Users do not want to Flatten the folder structure, instead, they keep increasing the deepness, and obviously the results are errors while copying, reading, editing, and deleting.

Personally I tried to solve this issue via troubleshooting windows capability but no way using Robocopy?


----------



## DaveA (Nov 16, 1999)

If the file names are exceeding the limits of Windows then there is nothing one can do but flatten them.

There is a 256 character limit to the FULL Path.
When going across the network, this will include the source computer name and drive letter, which can shorten the local file name. Also not the spaces are considered as characters.

Sounds like the IT people need to establish a naming convention and enforce it with company backing!


----------



## Couriant (Mar 26, 2002)

DaveA said:


> If the file names are exceeding the limits of Windows then there is nothing one can do but flatten them.
> 
> There is a 256 character limit to the FULL Path.
> When going across the network, this will include the source computer name and drive letter, which can shorten the local file name. Also not the spaces are considered as characters.
> ...


I second this. I had to do the same thing for an user that did not use shorten folder and file names.

I ended up having to shorten the first folder, then shortening some more in the deeper folders along with the files.

I thought there was a command to copy/move files and auto shorten the long file names but I can't find anything that supports that at the moment.


----------



## managed (May 24, 2003)

Try this :- https://www.howtogeek.com/266621/how-to-make-windows-10-accept-file-paths-over-260-characters/


----------



## Sofiaa (Jun 6, 2020)

Couriant said:


> I second this. I had to do the same thing for an user that did not use shorten folder and file names.
> 
> I ended up having to shorten the first folder, then shortening some more in the deeper folders along with the files.
> 
> I thought there was a command to copy/move files and auto shorten the long file names but I can't find anything that supports that at the moment.
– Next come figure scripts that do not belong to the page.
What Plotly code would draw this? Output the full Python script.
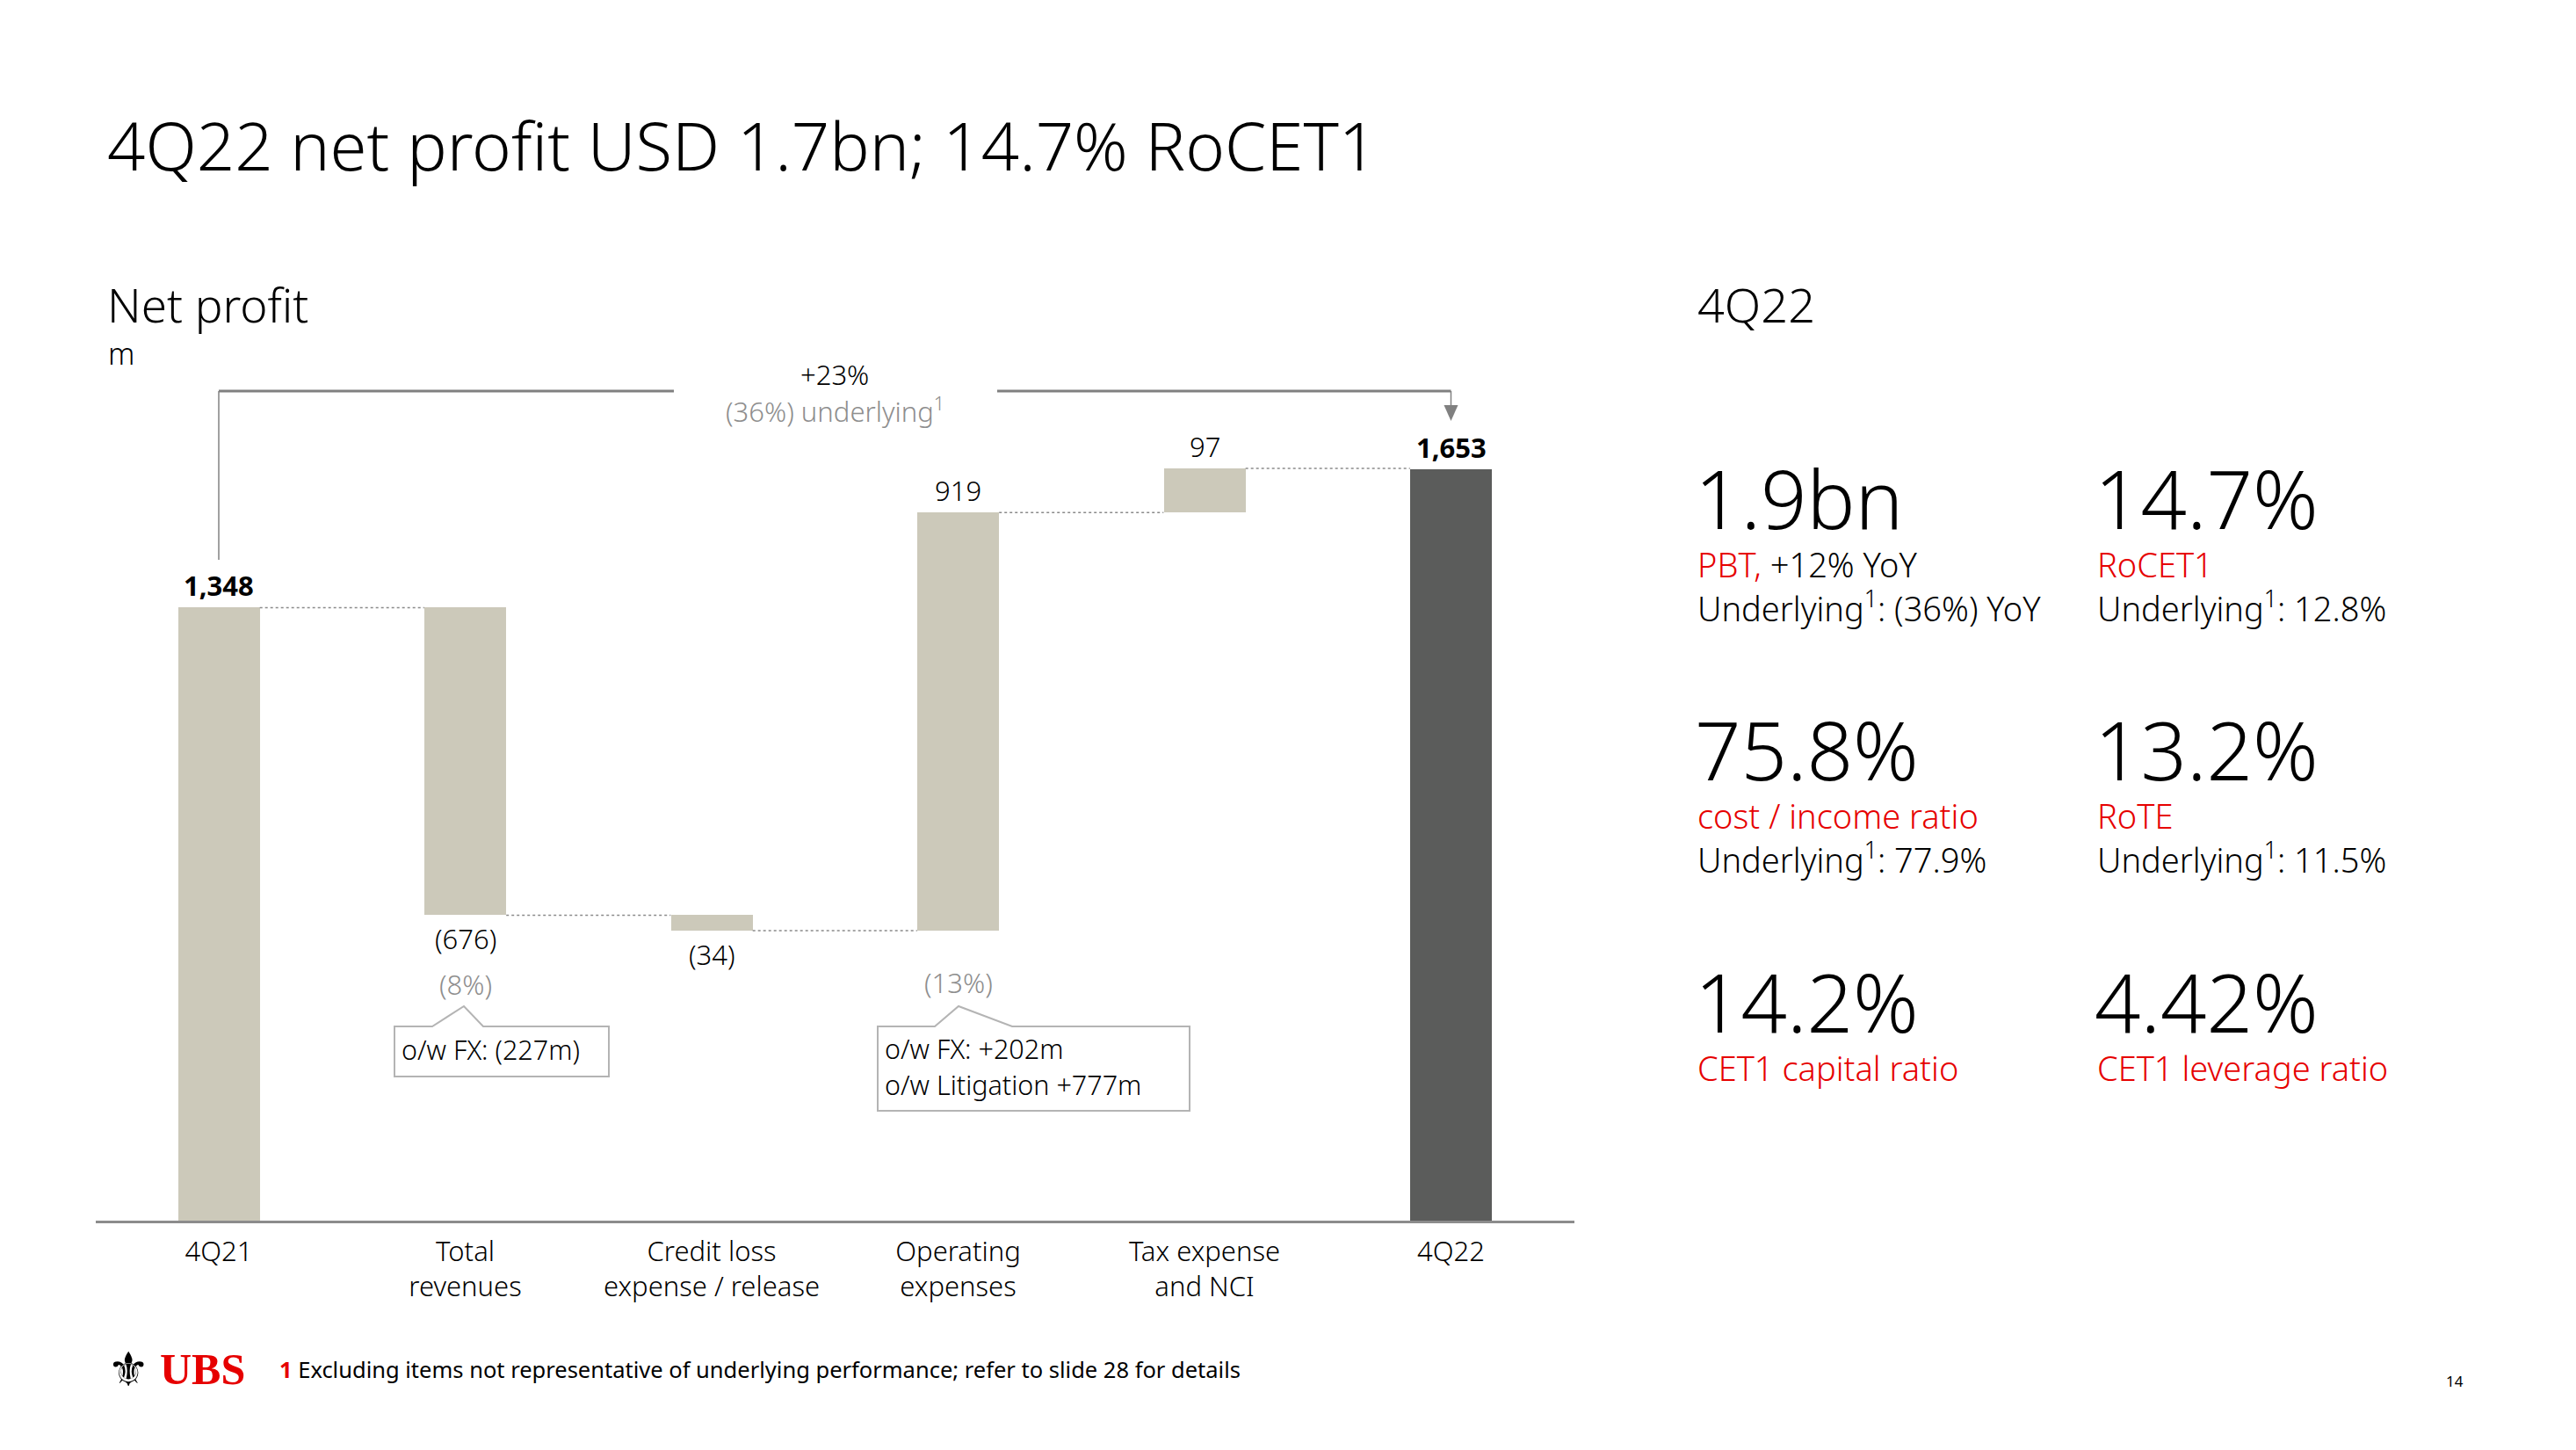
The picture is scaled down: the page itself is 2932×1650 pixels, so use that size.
import plotly.graph_objects as go

W, H = 2932, 1650

# ---------------- data ----------------
categories = ["4Q21", "Total<br>revenues", "Credit loss<br>expense / release",
              "Operating<br>expenses", "Tax expense<br>and NCI", "4Q22"]
start_value = 1348
changes = [-676, -34, 919, 97]
end_value = 1653
value_labels = ["1,348", "(676)", "(34)", "919", "97", "1,653"]
bold_labels = [True, False, False, False, False, True]
pct_labels = {1: "(8%)", 3: "(13%)"}
growth_label = "+23%"
growth_underlying = "(36%) underlying<sup>1</sup>"

kpi_values = ["1.9bn", "14.7%", "75.8%", "13.2%", "14.2%", "4.42%"]
kpi_line1 = ["<span style='color:#E60000'>PBT,</span> +12% YoY", "RoCET1",
             "cost / income ratio", "RoTE", "CET1 capital ratio", "CET1 leverage ratio"]
kpi_line1_red = [False, True, True, True, True, True]
kpi_line2 = ["Underlying<sup>1</sup>: (36%) YoY", "Underlying<sup>1</sup>: 12.8%",
             "Underlying<sup>1</sup>: 77.9%", "Underlying<sup>1</sup>: 11.5%", "", ""]

# ---------------- style ----------------
FONT = "Noto Sans"
LIGHT = 300
BEIGE = "#CCC9BA"
DARK = "#5B5C5B"
RED = "#E60000"
GREY_TXT = "#8E8E8E"
LINE_GREY = "#808080"


def px(x):
    return x / W


def py(y):
    return 1 - y / H


def f(size, color="#000", weight=LIGHT, family=FONT):
    return dict(size=size, color=color, family=family, weight=weight)


# derived waterfall geometry from data
levels = [start_value]
for c in changes:
    levels.append(levels[-1] + c)
bases = [0] + [min(levels[i], levels[i + 1]) for i in range(len(changes))] + [0]
heights = [start_value] + [abs(c) for c in changes] + [end_value]
tops = [b + h for b, h in zip(bases, heights)]
is_neg = [False] + [c < 0 for c in changes] + [False]
colors = [BEIGE] * (len(categories) - 1) + [DARK]
BAR_W = 0.333

x_dom = [108.75 / W, 1791.75 / W]
y_dom = [1 - 1389.4 / H, 1 - 400 / H]
y_max = 1911

fig = go.Figure()
fig.add_trace(go.Bar(
    x=list(range(len(categories))), y=heights, base=bases, width=BAR_W,
    marker=dict(color=colors, line=dict(width=0)),
    hoverinfo="skip", showlegend=False,
))

shapes = []
annotations = []

# connectors
for i in range(len(levels)):
    shapes.append(dict(type="line", xref="x", yref="y",
                       x0=i + BAR_W / 2, x1=i + 1 - BAR_W / 2,
                       y0=levels[i], y1=levels[i],
                       line=dict(color="#8A8A8A", width=1.5, dash="dot")))

# value labels
for i, lab in enumerate(value_labels):
    txt = f"<b>{lab}</b>" if bold_labels[i] else lab
    wt = 700 if bold_labels[i] else LIGHT
    if is_neg[i]:
        annotations.append(dict(x=i, y=bases[i], xref="x", yref="y", text=txt,
                                showarrow=False, yanchor="top", yshift=-4,
                                xanchor="center", font=f(31, weight=wt)))
    else:
        annotations.append(dict(x=i, y=tops[i], xref="x", yref="y", text=txt,
                                showarrow=False, yanchor="bottom", yshift=2,
                                xanchor="center", font=f(31, weight=wt)))

# percentage labels (grey)
pct_shift = {1: -56, 3: -36}
for i, lab in pct_labels.items():
    annotations.append(dict(x=i, y=bases[i], xref="x", yref="y", text=lab,
                            showarrow=False, yanchor="top", yshift=pct_shift[i],
                            xanchor="center", font=f(31, GREY_TXT)))


# callout boxes
def callout(x0, x1, y0, y1, nl, apex, nr):
    path = (f"M {px(x0)},{py(y0)} L {px(nl)},{py(y0)} L {px(apex)},{py(y0 - 23)} "
            f"L {px(nr)},{py(y0)} L {px(x1)},{py(y0)} L {px(x1)},{py(y1)} "
            f"L {px(x0)},{py(y1)} Z")
    return dict(type="path", xref="paper", yref="paper", path=path,
                line=dict(color="#B4B4B4", width=2), fillcolor="white")


shapes.append(callout(449, 693, 1168, 1225, 492, 528, 550))
shapes.append(callout(999, 1354, 1168, 1264, 1064, 1091, 1152))
annotations.append(dict(x=px(455), y=py(1194), xref="paper", yref="paper",
                        text="o/w FX: (227m)", showarrow=False, xanchor="left",
                        yanchor="middle", font=f(30.5)))
annotations.append(dict(x=px(1005), y=py(1193), xref="paper", yref="paper",
                        text="o/w FX: +202m", showarrow=False, xanchor="left",
                        yanchor="middle", font=f(30.5)))
annotations.append(dict(x=px(1005), y=py(1234), xref="paper", yref="paper",
                        text="o/w Litigation +777m", showarrow=False, xanchor="left",
                        yanchor="middle", font=f(30.5)))

# growth bracket
x_first = x_dom[0] + (x_dom[1] - x_dom[0]) / 12
x_last = x_dom[0] + (x_dom[1] - x_dom[0]) * 11 / 12
shapes.append(dict(type="line", xref="paper", yref="paper", x0=x_first, x1=x_first,
                   y0=py(637), y1=py(445), line=dict(color=LINE_GREY, width=1.5)))
shapes.append(dict(type="line", xref="paper", yref="paper", x0=x_first, x1=px(767),
                   y0=py(445), y1=py(445), line=dict(color=LINE_GREY, width=3)))
shapes.append(dict(type="line", xref="paper", yref="paper", x0=px(1135), x1=x_last,
                   y0=py(445), y1=py(445), line=dict(color=LINE_GREY, width=3)))
shapes.append(dict(type="line", xref="paper", yref="paper", x0=x_last, x1=x_last,
                   y0=py(445), y1=py(462), line=dict(color=LINE_GREY, width=1.5)))
xl = x_last * W
shapes.append(dict(type="path", xref="paper", yref="paper",
                   path=f"M {px(xl - 8)},{py(461)} L {px(xl + 8)},{py(461)} L {px(xl)},{py(479)} Z",
                   line=dict(color=LINE_GREY, width=0), fillcolor=LINE_GREY))
annotations.append(dict(x=px(950), y=py(426), xref="paper", yref="paper",
                        text=growth_label, showarrow=False, xanchor="center", yanchor="middle",
                        font=f(31)))
annotations.append(dict(x=px(950), y=py(466), xref="paper", yref="paper",
                        text=growth_underlying, showarrow=False, xanchor="center",
                        yanchor="middle", font=f(31, GREY_TXT)))

# titles
annotations.append(dict(x=px(120), y=py(165), xref="paper", yref="paper",
                        text="4Q22 net profit USD 1.7bn; 14.7% RoCET1", showarrow=False,
                        xanchor="left", yanchor="middle", font=f(76)))
annotations.append(dict(x=px(120), y=py(346), xref="paper", yref="paper",
                        text="Net profit", showarrow=False, xanchor="left", yanchor="middle",
                        font=f(53)))
annotations.append(dict(x=px(121), y=py(402), xref="paper", yref="paper",
                        text="m", showarrow=False, xanchor="left", yanchor="middle",
                        font=f(34)))
annotations.append(dict(x=px(1930), y=py(346), xref="paper", yref="paper",
                        text="4Q22", showarrow=False, xanchor="left", yanchor="middle",
                        font=f(54)))

# KPI panel
col_x = [1927, 2382]
row_y = [566, 852, 1139]
for k, val in enumerate(kpi_values):
    cx = col_x[k % 2]
    ry = row_y[k // 2]
    annotations.append(dict(x=px(cx), y=py(ry), xref="paper", yref="paper", text=val,
                            showarrow=False, xanchor="left", yanchor="middle",
                            font=f(92)))
    annotations.append(dict(x=px(cx + 3), y=py(ry + 76), xref="paper", yref="paper",
                            text=kpi_line1[k], showarrow=False, xanchor="left", yanchor="middle",
                            font=f(38, RED if kpi_line1_red[k] else "#000")))
    if kpi_line2[k]:
        annotations.append(dict(x=px(cx + 3), y=py(ry + 124), xref="paper", yref="paper",
                                text=kpi_line2[k], showarrow=False, xanchor="left",
                                yanchor="middle", font=f(38)))

# footer
annotations.append(dict(x=px(120), y=py(1558), xref="paper", yref="paper", text="⚜",
                        showarrow=False, xanchor="left", yanchor="middle",
                        font=dict(size=54, color="#000", family="DejaVu Sans")))
annotations.append(dict(x=px(180), y=py(1558), xref="paper", yref="paper", text="<b>UBS</b>",
                        showarrow=False, xanchor="left", yanchor="middle",
                        font=dict(size=50, color=RED, family="Liberation Serif", weight=700)))
annotations.append(dict(x=px(316), y=py(1558), xref="paper", yref="paper",
                        text="<span style='color:#E60000'><b>1</b></span> Excluding items not representative of underlying performance; refer to slide 28 for details",
                        showarrow=False, xanchor="left", yanchor="middle",
                        font=f(25.5, weight=400)))
annotations.append(dict(x=px(2794), y=py(1571), xref="paper", yref="paper", text="14",
                        showarrow=False, xanchor="center", yanchor="middle",
                        font=f(17, weight=400)))

fig.update_layout(
    width=W, height=H,
    margin=dict(l=0, r=0, t=0, b=0),
    paper_bgcolor="white", plot_bgcolor="white",
    showlegend=False,
    bargap=0,
    xaxis=dict(domain=x_dom, range=[-0.5, len(categories) - 0.5],
               tickmode="array", tickvals=list(range(len(categories))), ticktext=categories,
               showline=True, linecolor="#8C8C8C", linewidth=3,
               ticks="outside", ticklen=5, tickcolor="rgba(0,0,0,0)",
               showgrid=False, zeroline=False,
               tickfont=f(31), fixedrange=True),
    yaxis=dict(domain=y_dom, range=[0, y_max], visible=False, showgrid=False,
               zeroline=False, fixedrange=True),
    shapes=shapes,
    annotations=annotations,
)

fig.write_html("out.html", config={"displayModeBar": False},
               post_script="document.body.style.margin='0px';document.body.style.overflow='hidden';")
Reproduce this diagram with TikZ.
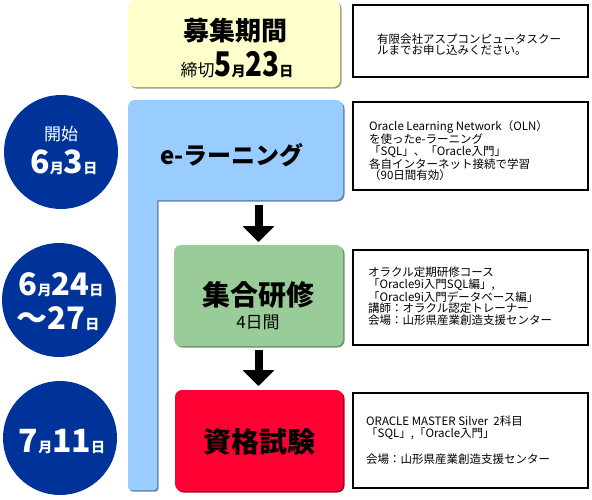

This idea was considered but our company needs the subfolders and the structures as it, so shorten the path name would not help.


----------



## Sofiaa (Jun 6, 2020)

managed said:


> Try this :- https://www.howtogeek.com/266621/how-to-make-windows-10-accept-file-paths-over-260-characters/


Let me try and feed you back


----------



## Sofiaa (Jun 6, 2020)

managed said:


> Try this:- https://www.howtogeek.com/266621/how-to-make-windows-10-accept-file-paths-over-260-characters/


@managed 
It works fine for 2 PCs and we tried the same steps on 8 PCs and not working, 224 of users PCs remaining, it will take so much time to apply this in all PCs, and we do not know if it works for all PCs or not, So can you recommend me any tool to skip all these steps and to be a reliable solution for that case?


----------



## managed (May 24, 2003)

This looks promising, it's not free though :- https://www.gurusquad.com/GSRICHCOPY360


----------



## Sofiaa (Jun 6, 2020)

managed said:


> This looks promising, it's not free though :- https://www.gurusquad.com/GSRICHCOPY360


Thanks , let me check and make a full search about Gsrichcopy360 and the other tools that my friends recommended , then to inform my management and feed you back .


----------



## managed (May 24, 2003)

Ok, good luck !


----------



## Sofiaa (Jun 6, 2020)

@managed 
I do not know how to thank you, This program got the compliments from everyone after trying it, now I can say that my problem solved via this great community


----------



## managed (May 24, 2003)

You're welcome, I'm glad it worked for you.


----------